VATICAN CITY, 2 JUL 2008 (VIS) - At this morning's general audience, Benedict XVI began a new cycle of catecheses, turning his attention to St. Paul the Apostle to whom the current Pauline Year is dedicated. The Year began on 28 June 2008 and is due to conclude on 29 June 2009. The audience, celebrated in the Paul VI Hall, was attended by 8,000 people.
Paul, said the Pope, is "an example of complete dedication to the Lord and to His Church, as well as of great openness to humanity and its cultures". In order "to understand what he has to say to we Christians of today, ... let us pause to consider the environment in which he lived and worked ... which in many ways ... is not so very different" from our own.
The Apostle of the Gentiles "came from a specific and definable culture, clearly a minority culture, that of the people of Israel and their tradition". They were "plainly distinguished from the surrounding environment, and this could have two results: either derision, which could lead to intolerance, or admiration", said the Holy Father. He also identified two factors that helped Paul in his efforts: firstly, the spread of "Hellenistic culture which, after Alexander the Great, had become a shared heritage of the Eastern Mediterranean and the Middle East"; secondly, "the political and administrative structure of the Roman empire" which "represented a shared and unifying fabric".
"The universalistic outlook typical of St. Paul's personality", Pope Benedict commented, "certainly owes its original impulse to faith in Jesus Christ. ... Nonetheless, the historical and cultural situation of his time and his environment also cannot but have influenced his decisions and his actions".
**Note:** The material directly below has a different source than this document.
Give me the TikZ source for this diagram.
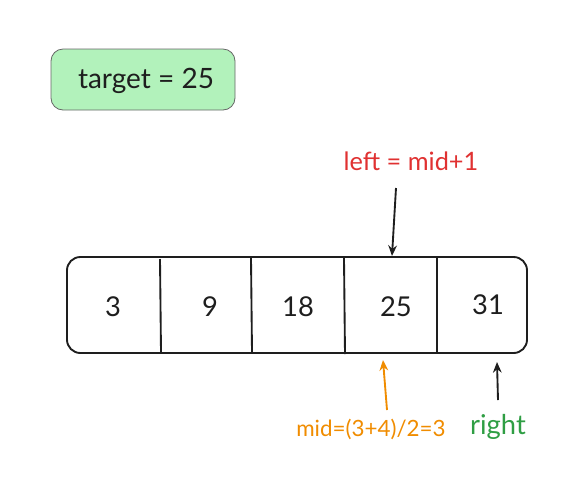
\documentclass[tikz,border=0pt]{standalone}
\usepackage{fontspec}
\setmainfont{Lato}
\usetikzlibrary{arrows.meta}
\definecolor{tgreen}{HTML}{B2F2BB}
\definecolor{tred}{HTML}{E03131}
\definecolor{torange}{HTML}{F08C00}
\definecolor{tdkgreen}{HTML}{2F9E44}
\definecolor{tink}{HTML}{1E1E1E}
\begin{document}
\begin{tikzpicture}[x=0.75pt,y=-0.75pt,
  cell/.style={text=tink,font=\fontsize{20.5}{22}\selectfont},
  ptr/.style={line width=1.4pt,-{Stealth[length=8pt,width=6.5pt]}},
  line/.style={line width=1.4pt,draw=tink}]
\useasboundingbox (0,0) rectangle (587,480);
% target box
\draw[draw=gray!80!black,fill=tgreen,rounded corners=9pt,line width=0.6pt]
  (51,49) rectangle (235,110);
\node[text=tink,font=\fontsize{21}{23}\selectfont] (target) at (146,81) {target = 25};
% array
\draw[line,rounded corners=10pt] (67,257) rectangle (527,353);
\draw[line] (160,259) -- (161,352);
\draw[line] (251,258) -- (252,352);
\draw[line] (344,258) -- (345,354);
\draw[line] (437,258) -- (437,352);
\node[cell] (c1) at (113,307) {3};
\node[cell] (c2) at (210,307) {9};
\node[cell] (c3) at (298,307) {18};
\node[cell] (c4) at (396,307) {25};
\node[cell] (c5) at (488,305) {31};
% labels
\node[text=tred,font=\fontsize{19}{21}\selectfont] (left) at (411,161) {left = mid+1};
\node[text=torange,font=\fontsize{16.8}{18}\selectfont] (mid) at (371,429) {mid=(3+4)/2=3};
\node[text=tdkgreen,font=\fontsize{20.5}{22}\selectfont] (right) at (498,427) {right};
\coordinate (lt) at (396,188);
\coordinate (lh) at (392,256);
\coordinate (mt) at (387,410);
\coordinate (mh) at (383,360);
\coordinate (rt) at (498,400);
\coordinate (rh) at (497,362);
\draw[ptr,draw=tink,fill=tink] (lt) -- (lh);
\draw[ptr,draw=torange,fill=torange] (mt) -- (mh);
\draw[ptr,draw=tink,fill=tink] (rt) -- (rh);
\end{tikzpicture}
\end{document}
The Pope recalled how Paul has also been called "'the man of three cultures', bearing in mind his Jewish origins, his Greek language and his privilege of being 'civis romanus', as also evinced by his name of Latin origin. Another factor to bear in mid is the Stoic philosophy which was dominant in Paul's day" and which contains "exalted values of humanity and wisdom that were naturally taken up by Christianity. ... St. Paul's time was also marked by a crisis in traditional religion, at least in its mythological and civic aspects".
At the end of this "first rapid excursion into the cultural environment of the first century of the Christian era", Benedict XVI affirmed: "It is not possible to understand St. Paul adequately without seeing him against the background - both Judaic and pagan - of his time. In this way his figure acquires a historical ... profundity that reveals how he both shared in his environment and brought original elements to it.
"This also holds true for Christianity in general", the Holy Father added in conclusion, "of which the Apostle Paul is an important model from whom we still have much to learn. And this is the objective of the Pauline Year: to learn from St. Paul, to learn the faith, to learn Christ".